What does this say about our culture that we are so obsessed with a story about one girl's inability to be happy without her man? This clearly has tapped into many a woman's psyche, because I have several women friends and have heard of many other adult women who have gone nuts for this guy--myself included. We're all oohing and ahhing over dreamy Edward, when the reality is, the guy's a stalker. Edward Cullen is a big fat psycho.

I think this Edward phenomenon is dangerous, honestly, as it adds to the disturbing heaps of literature, film, and media that creates unrealistic men that women want to be with. Real men are not like Edward. And if they were, they'd be that super creepy guy you dated for a month before you found out he was staring in your window at night without your permission. I mean, really. Is that what you want?

But what disturbs me most is not Edward, but Bella, who is a lifeless, hopeless thing whose whole world revolves around one man. I wish young girls would go crazy over someone like Hermione Granger, the teenage heroine in Harry Potter. The girl was super smart, cute, caring, and tough. Or Lyra from the Golden Compass trilogy, or Sabriel from the Abhorsen Trilogy.
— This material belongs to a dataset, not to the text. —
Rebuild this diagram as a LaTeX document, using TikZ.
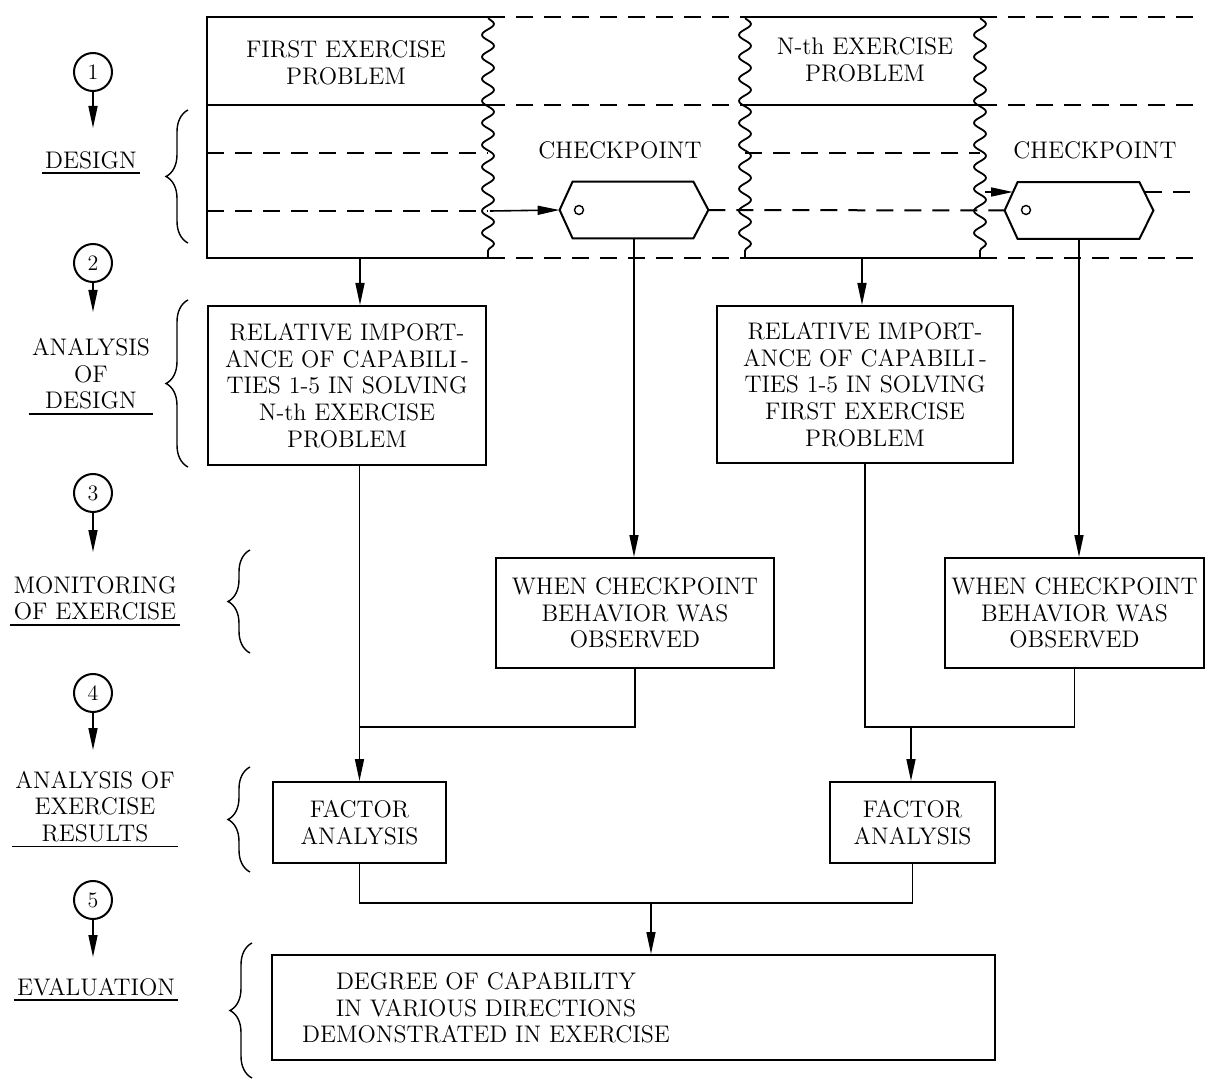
\documentclass[tikz,border=0pt]{standalone}
\usepackage{tikz}
\usetikzlibrary{arrows.meta, decorations.pathmorphing, decorations.pathreplacing}

\begin{document}
\begin{tikzpicture}[x=0.5pt, y=-0.5pt,
  font=\fontsize{12}{13.3}\selectfont,
  box/.style={draw, line width=1pt, align=center, inner sep=0pt},
  flow/.style={line width=0.8pt, -{Triangle[length=11pt,width=4.5pt]}},
  link/.style={line width=0.8pt},
  solidline/.style={line width=1pt},
  dashline/.style={line width=1pt, dash pattern=on 8.5pt off 5.5pt},
  wavy/.style={line width=0.9pt, decorate, decoration={snake, amplitude=3pt, segment length=11pt}},
  num/.style={draw, circle, line width=1pt, minimum size=19pt, inner sep=0pt, font=\fontsize{11}{12}\selectfont},
  stage/.style={align=center, inner xsep=1.5pt, inner ysep=2pt},
  curly/.style={line width=0.7pt, decorate, decoration={brace, amplitude=11pt}}]
\useasboundingbox (0,0) rectangle (1207,1081);

% left column: steps
\node[num] (s1) at (93,72) {1};
\node[num] (s2) at (93,263) {2};
\node[num] (s3) at (93,493) {3};
\node[num] (s4) at (93,693) {4};
\node[num] (s5) at (93,900) {5};
\coordinate (a1) at (93,128);
\coordinate (a2) at (93,312);
\coordinate (a3) at (93,552);
\coordinate (a4) at (93,750);
\coordinate (a5) at (93,957);
\draw[flow] (s1) -- (a1);
\draw[flow] (s2) -- (a2);
\draw[flow] (s3) -- (a3);
\draw[flow] (s4) -- (a4);
\draw[flow] (s5) -- (a5);

\node[stage] (st1) at (91,160) {DESIGN};
\node[stage] (st2) at (91,374) {ANALYSIS\\OF\\DESIGN};
\node[stage] (st3) at (95,598.5) {MONITORING\\OF EXERCISE};
\node[stage] (st4) at (95,806.5) {ANALYSIS OF\\EXERCISE\\RESULTS};
\node[stage] (st5) at (96,987) {EVALUATION};
\draw[link] (st1.south west) -- (st1.south east);
\draw[link] (st2.south west) -- (st2.south east);
\draw[link] (st3.south west) -- (st3.south east);
\draw[link] (st4.south west) -- (st4.south east);
\draw[link] (st5.south west) -- (st5.south east);

\draw[curly] (188,243) -- (188,110);
\draw[curly] (188,467) -- (188,300);
\draw[curly] (250,653) -- (250,550);
\draw[curly] (250,872) -- (250,767);
\draw[curly] (252,1078) -- (252,943);

% top band: exercise problems
\draw[solidline] (488,17) -- (207,17) -- (207,258) -- (488,258);
\draw[solidline] (207,105) -- (488,105);
\draw[wavy] (488,17) -- (488,258);
\draw[dashline] (207,153) -- (488,153);
\draw[dashline] (207,211) -- (488,211);
\draw[solidline] (745,17) -- (980,17);
\draw[solidline] (745,105) -- (980,105);
\draw[solidline] (745,258) -- (980,258);
\draw[wavy] (745,17) -- (745,258);
\draw[wavy] (980,17) -- (980,258);
\draw[dashline] (745,153) -- (980,153);
\draw[dashline] (488,17) -- (745,17) (980,17) -- (1200,17);
\draw[dashline] (488,105) -- (745,105) (980,105) -- (1200,105);
\draw[dashline] (488,258) -- (745,258) (980,258) -- (1200,258);

\node (prob1) at (346,63) [align=center] {FIRST EXERCISE\\PROBLEM};
\node (prob2) at (865,60) [align=center] {N-th EXERCISE\\PROBLEM};

% checkpoints
\node (cplab1) at (620,150) {CHECKPOINT};
\node (cplab2) at (1095,150) {CHECKPOINT};
\node (cp1) at (634,210) [minimum width=74pt, minimum height=28pt, inner sep=0pt] {};
\node (cp2) at (1079,210.5) [minimum width=74pt, minimum height=28pt, inner sep=0pt] {};
\draw[solidline] (cp1.west) -- ([xshift=6.5pt]cp1.north west) -- ([xshift=-7.5pt]cp1.north east) -- (cp1.east) -- ([xshift=-7.5pt]cp1.south east) -- ([xshift=6.5pt]cp1.south west) -- cycle;
\draw[solidline] (cp2.west) -- ([xshift=6.5pt]cp2.north west) -- ([xshift=-7pt]cp2.north east) -- (cp2.east) -- ([xshift=-7pt]cp2.south east) -- ([xshift=6.5pt]cp2.south west) -- cycle;
\node[draw, circle, line width=0.7pt, minimum size=4.5pt, inner sep=0pt] (o1) at (579,210) {};
\node[draw, circle, line width=0.7pt, minimum size=4.5pt, inner sep=0pt] (o2) at (1026,210) {};

\coordinate (w1) at (490,211);
\coordinate (w2) at (985,192);
\coordinate (cp2in) at (1013,192);
\coordinate (cp2out) at (1145,192);
\coordinate (bandend) at (1200,192);
\draw[flow] (w1) -- (cp1.west);
\draw[flow] (w2) -- (cp2in);
\draw[dashline] (cp1.east) -- (cp2.west);
\draw[dashline] (cp2out) -- (bandend);

% analysis boxes
\node[box, minimum width=139pt, minimum height=79.5pt] (ri1) at (347,385.5) {RELATIVE IMPORT-\\ANCE OF CAPABILI\,-\\TIES 1-5 IN SOLVING\\N-th EXERCISE\\PROBLEM};
\node[box, minimum width=148pt, minimum height=78.5pt] (ri2) at (865,384.5) {RELATIVE IMPORT-\\ANCE OF CAPABILI\,-\\TIES 1-5 IN SOLVING\\FIRST EXERCISE\\PROBLEM};
\node[box, minimum width=139pt, minimum height=55pt] (wcp1) at (635,613) {WHEN CHECKPOINT\\BEHAVIOR WAS\\OBSERVED};
\node[box, minimum width=129.5pt, minimum height=55pt] (wcp2) at (1074.5,613) {WHEN CHECKPOINT\\BEHAVIOR WAS\\OBSERVED};
\node[box, minimum width=86.5pt, minimum height=40.5pt] (fa1) at (359.5,822.5) {FACTOR\\ANALYSIS};
\node[box, minimum width=82.5pt, minimum height=40.5pt] (fa2) at (912.5,822.5) {FACTOR\\ANALYSIS};
\node[box, minimum width=361.5pt, minimum height=52.5pt] (eval) at (633.5,1007.5) {};
\node[align=center] (evaltxt) at (486,1008) {DEGREE OF CAPABILITY\\IN VARIOUS DIRECTIONS\\DEMONSTRATED IN EXERCISE};

% connectors
\coordinate (p1b) at (360,258);
\coordinate (p2b) at (862,258);
\draw[flow] (p1b) -- (p1b |- ri1.north);
\draw[flow] (p2b) -- (p2b |- ri2.north);
\draw[flow] (cp1.south) -- (cp1.south |- wcp1.north);
\draw[flow] (cp2.south) -- (cp2.south |- wcp2.north);
\draw[flow] (fa1.north |- ri1.south) -- (fa1.north);
\coordinate (j1) at (359,727);
\coordinate (j2) at (911,727);
\coordinate (j3) at (651,903);
\draw[link] (wcp1.south) |- (j1);
\draw[link] (ri2.south) |- (j2) -| (wcp2.south);
\draw[flow] (j2) -- (j2 |- fa2.north);
\draw[link] (fa1.south) |- (j3);
\draw[link] (fa2.south) |- (j3);
\draw[flow] (j3) -- (j3 |- eval.north);
\end{tikzpicture}
\end{document}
I write young adult fiction; I know the genre. There are strong female characters out there that know how to respect themselves and love someone else at the same time. Why aren't these the role models young girls are going crazy over?

The truth is, I want young women (okay, all women) to fall in love with healthy, balanced men. There, I said it. I want them to ooh and ahh over men who can communicate. Men who don't stalk them. Men who don't keep secrets and hide their love. Men who don't want to suck their blood. Maybe it's because I recognize the sad, desparate part of me that went a bit crazy for unavailable guys when I was a teen (hell, in my twenties)--but I can now see all my insecurities, all the parts of me that wanted validation and suffered from a low sense of self-worth. And because I know what it stemmed from, because I know why I had those obsessive feelings, that's why I worry for girls today. I just want them to be loved in all the right ways. I want them to be strong, tough, and happy on their own.